● The task
All entries should be output exactly as they stand.

● Record excerpts
_ _ _ _

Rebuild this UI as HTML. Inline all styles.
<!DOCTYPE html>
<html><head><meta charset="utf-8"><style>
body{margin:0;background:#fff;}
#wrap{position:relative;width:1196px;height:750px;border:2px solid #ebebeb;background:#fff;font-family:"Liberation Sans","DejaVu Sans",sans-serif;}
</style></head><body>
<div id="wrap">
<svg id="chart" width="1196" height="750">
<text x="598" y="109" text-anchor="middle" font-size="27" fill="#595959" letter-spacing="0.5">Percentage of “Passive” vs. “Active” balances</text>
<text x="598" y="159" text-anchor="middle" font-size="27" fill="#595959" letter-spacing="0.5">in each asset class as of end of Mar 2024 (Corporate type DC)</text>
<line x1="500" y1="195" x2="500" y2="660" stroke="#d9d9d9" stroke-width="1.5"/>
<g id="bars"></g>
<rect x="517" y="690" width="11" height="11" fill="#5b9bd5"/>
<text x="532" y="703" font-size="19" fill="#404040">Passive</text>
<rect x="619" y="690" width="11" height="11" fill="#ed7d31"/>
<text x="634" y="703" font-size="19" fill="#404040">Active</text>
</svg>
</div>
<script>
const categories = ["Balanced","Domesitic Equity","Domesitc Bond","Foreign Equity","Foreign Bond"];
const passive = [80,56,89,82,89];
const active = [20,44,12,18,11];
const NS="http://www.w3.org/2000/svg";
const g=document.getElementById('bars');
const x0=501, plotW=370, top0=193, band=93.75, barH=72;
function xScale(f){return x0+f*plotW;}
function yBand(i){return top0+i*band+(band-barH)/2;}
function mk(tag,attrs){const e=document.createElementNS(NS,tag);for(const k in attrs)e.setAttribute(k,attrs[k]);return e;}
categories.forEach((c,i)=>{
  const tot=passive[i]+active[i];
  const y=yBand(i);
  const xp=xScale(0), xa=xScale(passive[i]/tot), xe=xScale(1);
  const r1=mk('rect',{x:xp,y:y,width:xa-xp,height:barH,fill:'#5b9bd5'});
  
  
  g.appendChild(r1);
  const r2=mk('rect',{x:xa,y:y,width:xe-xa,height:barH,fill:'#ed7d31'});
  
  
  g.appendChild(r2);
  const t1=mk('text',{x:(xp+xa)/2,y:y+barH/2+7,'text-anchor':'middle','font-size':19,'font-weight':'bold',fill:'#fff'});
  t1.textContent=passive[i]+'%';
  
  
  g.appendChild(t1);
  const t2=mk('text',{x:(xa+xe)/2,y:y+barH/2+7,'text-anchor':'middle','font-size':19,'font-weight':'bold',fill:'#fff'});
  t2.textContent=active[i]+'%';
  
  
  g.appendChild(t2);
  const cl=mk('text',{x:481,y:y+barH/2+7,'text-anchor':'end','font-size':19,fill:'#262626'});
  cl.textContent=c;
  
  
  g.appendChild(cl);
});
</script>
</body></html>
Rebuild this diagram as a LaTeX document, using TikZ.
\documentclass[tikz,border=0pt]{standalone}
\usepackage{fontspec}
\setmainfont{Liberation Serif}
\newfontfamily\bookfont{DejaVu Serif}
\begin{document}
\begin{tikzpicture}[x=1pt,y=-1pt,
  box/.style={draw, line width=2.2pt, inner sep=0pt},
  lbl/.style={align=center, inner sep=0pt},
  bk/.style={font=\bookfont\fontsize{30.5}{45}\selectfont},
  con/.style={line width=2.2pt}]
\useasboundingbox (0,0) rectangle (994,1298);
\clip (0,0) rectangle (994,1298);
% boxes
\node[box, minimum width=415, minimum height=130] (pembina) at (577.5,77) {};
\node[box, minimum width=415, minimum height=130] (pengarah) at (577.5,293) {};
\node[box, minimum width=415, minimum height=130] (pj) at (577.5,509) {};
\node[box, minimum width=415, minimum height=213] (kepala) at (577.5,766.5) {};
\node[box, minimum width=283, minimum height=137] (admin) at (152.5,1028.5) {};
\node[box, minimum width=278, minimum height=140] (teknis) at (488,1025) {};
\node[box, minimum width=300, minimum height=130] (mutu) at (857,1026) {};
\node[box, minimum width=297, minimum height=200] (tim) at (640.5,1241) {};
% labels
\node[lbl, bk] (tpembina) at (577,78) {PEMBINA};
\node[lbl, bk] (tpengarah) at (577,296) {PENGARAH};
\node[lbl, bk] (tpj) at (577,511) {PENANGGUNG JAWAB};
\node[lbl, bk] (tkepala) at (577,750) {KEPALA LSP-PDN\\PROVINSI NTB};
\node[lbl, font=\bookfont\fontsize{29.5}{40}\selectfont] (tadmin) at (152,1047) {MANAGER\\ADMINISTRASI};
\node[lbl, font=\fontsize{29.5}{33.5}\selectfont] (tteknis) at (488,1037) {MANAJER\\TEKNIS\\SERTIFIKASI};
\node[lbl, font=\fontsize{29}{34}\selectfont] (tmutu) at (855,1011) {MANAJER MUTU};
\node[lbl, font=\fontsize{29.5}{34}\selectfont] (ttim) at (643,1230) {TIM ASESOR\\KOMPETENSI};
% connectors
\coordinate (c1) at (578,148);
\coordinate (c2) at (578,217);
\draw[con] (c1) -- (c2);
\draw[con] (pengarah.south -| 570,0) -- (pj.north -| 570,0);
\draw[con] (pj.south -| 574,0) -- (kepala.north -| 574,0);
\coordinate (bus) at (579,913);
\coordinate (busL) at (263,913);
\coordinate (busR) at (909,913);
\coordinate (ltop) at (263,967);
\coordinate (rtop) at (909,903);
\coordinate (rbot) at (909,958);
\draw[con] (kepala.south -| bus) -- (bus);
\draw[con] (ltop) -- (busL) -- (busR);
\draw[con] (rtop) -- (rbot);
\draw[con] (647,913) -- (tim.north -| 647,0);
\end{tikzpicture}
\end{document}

_ _ _ _

● Task output
Rebuild this UI as HTML. Inline all styles.
<!DOCTYPE html>
<html><head><meta charset="utf-8"><style>
body{margin:0;background:#fff;}
#wrap{position:relative;width:1196px;height:750px;border:2px solid #ebebeb;background:#fff;font-family:"Liberation Sans","DejaVu Sans",sans-serif;}
</style></head><body>
<div id="wrap">
<svg id="chart" width="1196" height="750">
<text x="598" y="109" text-anchor="middle" font-size="27" fill="#595959" letter-spacing="0.5">Percentage of “Passive” vs. “Active” balances</text>
<text x="598" y="159" text-anchor="middle" font-size="27" fill="#595959" letter-spacing="0.5">in each asset class as of end of Mar 2024 (Corporate type DC)</text>
<line x1="500" y1="195" x2="500" y2="660" stroke="#d9d9d9" stroke-width="1.5"/>
<g id="bars"></g>
<rect x="517" y="690" width="11" height="11" fill="#5b9bd5"/>
<text x="532" y="703" font-size="19" fill="#404040">Passive</text>
<rect x="619" y="690" width="11" height="11" fill="#ed7d31"/>
<text x="634" y="703" font-size="19" fill="#404040">Active</text>
</svg>
</div>
<script>
const categories = ["Balanced","Domesitic Equity","Domesitc Bond","Foreign Equity","Foreign Bond"];
const passive = [80,56,89,82,89];
const active = [20,44,12,18,11];
const NS="http://www.w3.org/2000/svg";
const g=document.getElementById('bars');
const x0=501, plotW=370, top0=193, band=93.75, barH=72;
function xScale(f){return x0+f*plotW;}
function yBand(i){return top0+i*band+(band-barH)/2;}
function mk(tag,attrs){const e=document.createElementNS(NS,tag);for(const k in attrs)e.setAttribute(k,attrs[k]);return e;}
categories.forEach((c,i)=>{
  const tot=passive[i]+active[i];
  const y=yBand(i);
  const xp=xScale(0), xa=xScale(passive[i]/tot), xe=xScale(1);
  const r1=mk('rect',{x:xp,y:y,width:xa-xp,height:barH,fill:'#5b9bd5'});
  
  
  g.appendChild(r1);
  const r2=mk('rect',{x:xa,y:y,width:xe-xa,height:barH,fill:'#ed7d31'});
  
  
  g.appendChild(r2);
  const t1=mk('text',{x:(xp+xa)/2,y:y+barH/2+7,'text-anchor':'middle','font-size':19,'font-weight':'bold',fill:'#fff'});
  t1.textContent=passive[i]+'%';
  
  
  g.appendChild(t1);
  const t2=mk('text',{x:(xa+xe)/2,y:y+barH/2+7,'text-anchor':'middle','font-size':19,'font-weight':'bold',fill:'#fff'});
  t2.textContent=active[i]+'%';
  
  
  g.appendChild(t2);
  const cl=mk('text',{x:481,y:y+barH/2+7,'text-anchor':'end','font-size':19,fill:'#262626'});
  cl.textContent=c;
  
  
  g.appendChild(cl);
});
</script>
</body></html>
Rebuild this diagram as a LaTeX document, using TikZ.
\documentclass[tikz,border=0pt]{standalone}
\usepackage{fontspec}
\setmainfont{Liberation Serif}
\newfontfamily\bookfont{DejaVu Serif}
\begin{document}
\begin{tikzpicture}[x=1pt,y=-1pt,
  box/.style={draw, line width=2.2pt, inner sep=0pt},
  lbl/.style={align=center, inner sep=0pt},
  bk/.style={font=\bookfont\fontsize{30.5}{45}\selectfont},
  con/.style={line width=2.2pt}]
\useasboundingbox (0,0) rectangle (994,1298);
\clip (0,0) rectangle (994,1298);
% boxes
\node[box, minimum width=415, minimum height=130] (pembina) at (577.5,77) {};
\node[box, minimum width=415, minimum height=130] (pengarah) at (577.5,293) {};
\node[box, minimum width=415, minimum height=130] (pj) at (577.5,509) {};
\node[box, minimum width=415, minimum height=213] (kepala) at (577.5,766.5) {};
\node[box, minimum width=283, minimum height=137] (admin) at (152.5,1028.5) {};
\node[box, minimum width=278, minimum height=140] (teknis) at (488,1025) {};
\node[box, minimum width=300, minimum height=130] (mutu) at (857,1026) {};
\node[box, minimum width=297, minimum height=200] (tim) at (640.5,1241) {};
% labels
\node[lbl, bk] (tpembina) at (577,78) {PEMBINA};
\node[lbl, bk] (tpengarah) at (577,296) {PENGARAH};
\node[lbl, bk] (tpj) at (577,511) {PENANGGUNG JAWAB};
\node[lbl, bk] (tkepala) at (577,750) {KEPALA LSP-PDN\\PROVINSI NTB};
\node[lbl, font=\bookfont\fontsize{29.5}{40}\selectfont] (tadmin) at (152,1047) {MANAGER\\ADMINISTRASI};
\node[lbl, font=\fontsize{29.5}{33.5}\selectfont] (tteknis) at (488,1037) {MANAJER\\TEKNIS\\SERTIFIKASI};
\node[lbl, font=\fontsize{29}{34}\selectfont] (tmutu) at (855,1011) {MANAJER MUTU};
\node[lbl, font=\fontsize{29.5}{34}\selectfont] (ttim) at (643,1230) {TIM ASESOR\\KOMPETENSI};
% connectors
\coordinate (c1) at (578,148);
\coordinate (c2) at (578,217);
\draw[con] (c1) -- (c2);
\draw[con] (pengarah.south -| 570,0) -- (pj.north -| 570,0);
\draw[con] (pj.south -| 574,0) -- (kepala.north -| 574,0);
\coordinate (bus) at (579,913);
\coordinate (busL) at (263,913);
\coordinate (busR) at (909,913);
\coordinate (ltop) at (263,967);
\coordinate (rtop) at (909,903);
\coordinate (rbot) at (909,958);
\draw[con] (kepala.south -| bus) -- (bus);
\draw[con] (ltop) -- (busL) -- (busR);
\draw[con] (rtop) -- (rbot);
\draw[con] (647,913) -- (tim.north -| 647,0);
\end{tikzpicture}
\end{document}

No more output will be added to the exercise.